# Properties of quasi finite morphism of affine varieties

Given a quasi-finite (the each fiber is a finite set) morphism between two affine varieties (in the sense of the zero set of polynomials): $$\phi:X\to Y$$.

What can we say about the induced ring homomorphism $$\phi^*:A(Y)\to A(X)$$ as well as the relation between $$A(Y),A(X)$$? More precisely, I know if $$\phi$$ is finite (quasi-finite+proper) iff $$\phi^*: A(Y)\to A(X)$$ is finite, can we say something like this when $$\phi$$ is quasi-finite?

Moreover, if $$\phi:X\to Y$$ is a morphism between two affine varieties with the same dimension, is $$\phi$$ quasi-finite? Or what additional condition do we need to add so that $$\phi$$ is quasi-finite?

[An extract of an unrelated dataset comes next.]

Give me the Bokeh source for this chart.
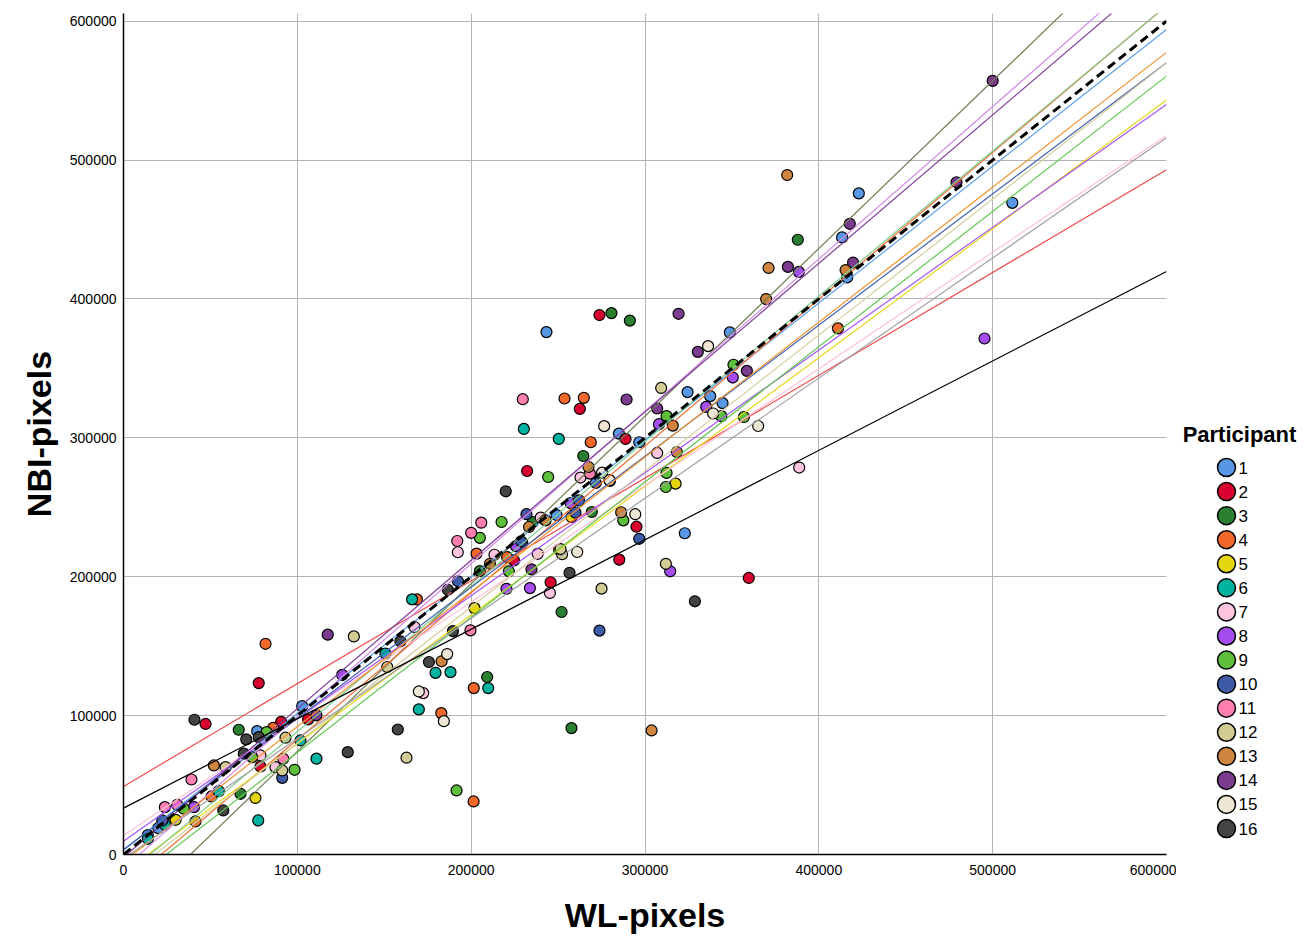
from bokeh.plotting import figure
from bokeh.models import Range1d, ColumnDataSource
from bokeh.layouts import row
from bokeh.embed import file_html
from bokeh.resources import INLINE
from bokeh.core.properties import value

FONT = "Liberation Sans"

participants = [str(i) for i in range(1, 17)]
point_colors = ["#5897E3", "#D7002E", "#2A8030", "#F2682A", "#E3D60E", "#00B2A0",
                "#FFC4DE", "#A64DF0", "#5DBF3A", "#3E5BA8", "#FF80B0", "#D2CB94",
                "#CD853F", "#7B3B8F", "#EDE6D4", "#444444"]
line_colors = ["#5A9FE8", "#F04848", "#6E7D52", "#F26A30", "#E6D81C", "#80CC8C",
               "#FFC0D8", "#A855F7", "#60C850", "#4060B0", "#D48CE8", "#D6CFA0",
               "#F0922E", "#7E3F98", "#A0A0A0", "#000000"]
intercepts = [3000, 49000, -46500, -23000, -13000, -16000, 13700, 9600,
              -24000, 3600, -10000, -17600, -5100, -2000, -3000, 33400]
slopes = [0.985, 0.740, 1.207, 1.057, 0.927, 1.045, 0.840, 0.884,
          0.974, 0.944, 1.097, 0.979, 0.971, 1.069, 0.865, 0.644]

P1 = [(423000, 476000), (413400, 444300), (416300, 415500), (511300, 469200), (348800, 375900),
      (324500, 332900), (337500, 330000), (344600, 325000), (285000, 303000), (296700, 296800),
      (322900, 231300), (279800, 268900), (249100, 244400), (229400, 224400), (243300, 376100),
      (102800, 106800), (76900, 88800), (14000, 14000), (20000, 19000)]
P2 = [(273800, 388400), (262500, 320800), (288800, 299200), (295100, 236000), (285200, 212300),
      (359700, 199100), (232200, 276100), (224600, 211800), (245700, 196000), (77800, 123400),
      (47200, 94000), (106200, 97300), (90700, 95500), (78800, 63400)]
P3 = [(387900, 442600), (280700, 389800), (291300, 384400), (264500, 286900), (269400, 246600),
      (235500, 239400), (252000, 174600), (209200, 127800), (257700, 91000), (66300, 89800),
      (67300, 43700), (205000, 204000)]
P4 = [(411000, 378800), (253700, 328300), (264800, 328800), (268800, 296800), (203100, 216600),
      (220700, 214100), (168800, 183700), (182800, 101800), (201500, 119800), (201400, 38200),
      (81700, 151700), (86100, 91200), (50600, 41800)]
P5 = [(317600, 267000), (257700, 243000), (250600, 219500), (201900, 177400), (75900, 40700),
      (30000, 25000)]
P6 = [(230300, 306400), (250400, 299200), (166000, 183700), (179500, 130800), (188100, 131300),
      (169900, 104500), (209800, 119800), (111000, 69000), (101800, 82100), (54800, 45600),
      (77500, 24500), (23800, 21600), (14000, 11300), (150700, 144600)]
P7 = [(388700, 278600), (262900, 271400), (192300, 217600), (213400, 215800), (240000, 242500),
      (307000, 289100), (245300, 188300), (167400, 163800), (172400, 116200), (78800, 71300),
      (87400, 62900), (238300, 216500)]
P8 = [(495300, 371500), (388500, 419500), (350500, 343400), (335200, 322300), (308000, 309800),
      (257200, 253000), (225800, 222000), (220300, 191300), (233800, 191800), (314500, 203900),
      (125800, 129300), (40500, 34100)]
P9 = [(350900, 352600), (343900, 315600), (356900, 315000), (312400, 315600), (312400, 274700),
      (312000, 264600), (287500, 240600), (244300, 271800), (217500, 239400), (205000, 228000),
      (221700, 203900), (82300, 88100), (98400, 61000), (191600, 46100), (34700, 32900),
      (74000, 70100)]
P10 = [(296700, 227300), (273800, 161200), (231800, 245000), (260000, 246100), (271700, 267500),
       (192400, 196700), (228700, 225500), (91300, 55200), (22300, 24500), (262000, 255000)]
P11 = [(229700, 327800), (205800, 238900), (200000, 231600), (192000, 225700), (268300, 274200),
       (199600, 161400), (91900, 68900), (39100, 54000), (23800, 34100), (30900, 35700)]
P12 = [(309300, 335900), (312000, 209300), (275000, 191400), (252300, 216200), (251400, 219900),
       (132500, 157000), (162800, 69700), (93200, 84100), (91300, 60500), (58700, 62900),
       (151700, 135000)]
P13 = [(381800, 489200), (415400, 420800), (369700, 399900), (371100, 422300), (316000, 308800),
       (318300, 289800), (286300, 246400), (267500, 279000), (233300, 235800), (242800, 240600),
       (183000, 139100), (303800, 89300), (52000, 64100), (41400, 23800), (210800, 209300)]
P14 = [(500000, 557000), (479200, 484000), (417800, 454100), (382200, 423100), (419700, 426200),
       (330400, 361900), (319300, 389300), (358600, 348200), (307000, 321100), (289400, 327600),
       (234700, 205300), (117500, 158300), (111000, 100200)]
P15 = [(336300, 366000), (339200, 317500), (365100, 308500), (276500, 308400), (294400, 245000),
       (275300, 274900), (261000, 217800), (186200, 144300), (169900, 117400), (184300, 96000),
       (279600, 269500)]
P16 = [(328700, 182300), (219900, 261500), (256600, 202800), (186600, 190600), (189500, 160800),
       (175700, 138600), (157800, 90000), (129000, 73700), (69200, 72600), (70600, 82900),
       (77800, 84500), (40800, 97000), (57400, 31700), (159300, 153500)]

groups = [P1, P2, P3, P4, P5, P6, P7, P8, P9, P10, P11, P12, P13, P14, P15, P16]

x_ticks = [0, 100000, 200000, 300000, 400000, 500000, 600000]
y_ticks = [0, 100000, 200000, 300000, 400000, 500000, 600000]
X_MIN, X_MAX = 0, 600000
Y_MAX = 605500

# frame placement (page pixels)
F_LEFT, F_TOP, F_RIGHT, F_BOTTOM = 123, 13, 1166, 854
W, H = 1176, 938
p = figure(width=W, height=H, x_range=Range1d(X_MIN, X_MAX), y_range=Range1d(0, Y_MAX),
           toolbar_location=None, output_backend="svg",
           min_border_left=F_LEFT, min_border_right=W - F_RIGHT,
           min_border_top=F_TOP, min_border_bottom=H - F_BOTTOM)
p.outline_line_color = None
p.background_fill_color = "white"
p.border_fill_color = "white"

p.xaxis.ticker = x_ticks
p.yaxis.ticker = y_ticks
for ax in (p.xaxis[0], p.yaxis[0]):
    ax.major_tick_line_color = None
    ax.minor_tick_line_color = None
    ax.major_tick_out = 0
    ax.major_tick_in = 0
    ax.axis_line_color = "black"
    ax.axis_line_width = 1.5
    ax.major_label_text_font = FONT
    ax.major_label_text_font_size = "14px"
    ax.major_label_text_color = "black"
    ax.axis_label_text_font = FONT
    ax.axis_label_text_font_size = "34px"
    ax.axis_label_text_font_style = "bold"
    ax.axis_label_text_color = "black"
p.xaxis.major_label_standoff = 10
p.yaxis.major_label_standoff = 7
p.xaxis.axis_label = "WL-pixels"
p.yaxis.axis_label = "NBI-pixels"
p.xaxis.axis_label_standoff = 18
p.yaxis.axis_label_standoff = 9
p.yaxis.major_label_orientation = "horizontal"
p.xaxis.formatter.use_scientific = False
p.yaxis.formatter.use_scientific = False

p.grid.grid_line_color = "#B4B4B4"
p.grid.grid_line_width = 1

# points
for i, g in enumerate(groups):
    src = ColumnDataSource(dict(x=[a for a, b in g], y=[b for a, b in g]))
    p.scatter("x", "y", source=src, size=11, fill_color=point_colors[i],
              line_color="black", line_width=1.2)

# regression lines per participant
x0 = [X_MIN] * len(participants)
x1 = [X_MAX] * len(participants)
y0 = [a + b * X_MIN for a, b in zip(intercepts, slopes)]
y1 = [a + b * X_MAX for a, b in zip(intercepts, slopes)]
p.segment(x0=x0, y0=y0, x1=x1, y1=y1, line_color=line_colors, line_width=1.2)

# identity line
p.line(x=[X_MIN, X_MAX], y=[X_MIN, X_MAX], line_color="black", line_width=3, line_dash="9 5")

# legend as a separate panel; its frame is aligned with the main frame rows,
# so data coordinates equal page pixels
LW = 1300 - W
leg = figure(width=LW, height=H, x_range=Range1d(W, W + LW), y_range=Range1d(F_BOTTOM, F_TOP),
             toolbar_location=None, output_backend="svg", min_border=0,
             min_border_top=F_TOP, min_border_bottom=H - F_BOTTOM)
leg.axis.visible = False
leg.grid.visible = False
leg.outline_line_color = None
leg.border_fill_color = "white"

n = len(participants)
ly = [467 + 24.07 * i for i in range(n)]
leg.scatter(x=[1226] * n, y=ly, size=18, fill_color=point_colors, line_color="black", line_width=1.5)
leg.text(x=[1238] * n, y=ly, text=participants, text_font=value(FONT), text_font_size="17px",
         text_baseline="middle", text_align="left", text_color="black")
leg.text(x=[1239], y=[434], text=["Participant"], text_font=value(FONT), text_font_size="22px",
         text_font_style="bold", text_baseline="middle", text_align="center", text_color="black")

layout = row(p, leg)
open("out.html", "w").write(file_html(layout, INLINE))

• To answer your last question: no, blowups are not quasi-finite. You can make these affine if you want by removing some stuff, e.g. the map $\mathbf A^2 \to \mathbf A^2$ given by $(x,y) \mapsto (x,xy)$ is not quasi-finite. For your first question, you might be interested in this version of Zariski's main theorem. Nov 25, 2019 at 3:32
• @R.vanDobbendeBruyn the Zariski's main theorem mentioned is for schemes not for the affine varieties in my sense. Also I want to know how the induced ring homomorphism as well as the coordinate ring behave when the morphism is just quasi-finite, I don't think Zariski's main theorem answers my question.
– 6666
Nov 25, 2019 at 3:49
• It tells you that you should think of quasi-finite morphisms as finite morphism plus a localisation, although it is slightly more general than that (localisation corresponds to the case where $Y \to Z$ is a standard affine open immersion $D(f) \subseteq \operatorname{Spec} C$, but it can also be another type of open immersion). Nov 25, 2019 at 4:36

$$\textit{ the class of open immersions of schemes } = \textit{ the class of étale monomorphism of schemes}$$
Hence we deduce (by Zariski's main theorem) that $$\phi^*:A[Y] \rightarrow A[X]$$ is quasi-finite if and only if there exists an affine $$k$$-scheme $$Z$$ and a factorization $$\phi^* = i^*\cdot p^*$$ such that $$p^*:A[Y] \rightarrow A[Z]$$ is a finite morphism and $$i^*:A[Z] \rightarrow A[X]$$ is an étale epimorphism of $$k$$-algebras. Now étale can be characterized as formally étale and (in case of finitely generated $$k$$-algebras) of finite type. For characterizing epimorphisms of rings you may be interested in the following MO question.
For your second question it suffices to assume (in addition to $$\mathrm{dim}(X) = \mathrm{dim}(Y)$$) that $$\phi:X\rightarrow Y$$ is flat. By flatness all fibers have the same dimension. Moreover, flat morphism locally of finite presentation are open, thus $$\phi$$ is dominant and hence the generic fiber of $$\phi$$ is finite. Hence all fibers are finite and $$\phi$$ is quasi-finite (clearly it is of finite type).
Moreover, if $$\phi:X\rightarrow Y$$ is a dominant morphism of varieties such that $$\mathrm{dim}(X) = \mathrm{dim}(Y)$$, then there exists open dense subset $$V\subseteq Y$$ such that $$\phi^{-1}(V)\rightarrow V$$ is finite, but in general not all fibers are finite as it was pointed by R. van Dobben de Bruyn in the comments.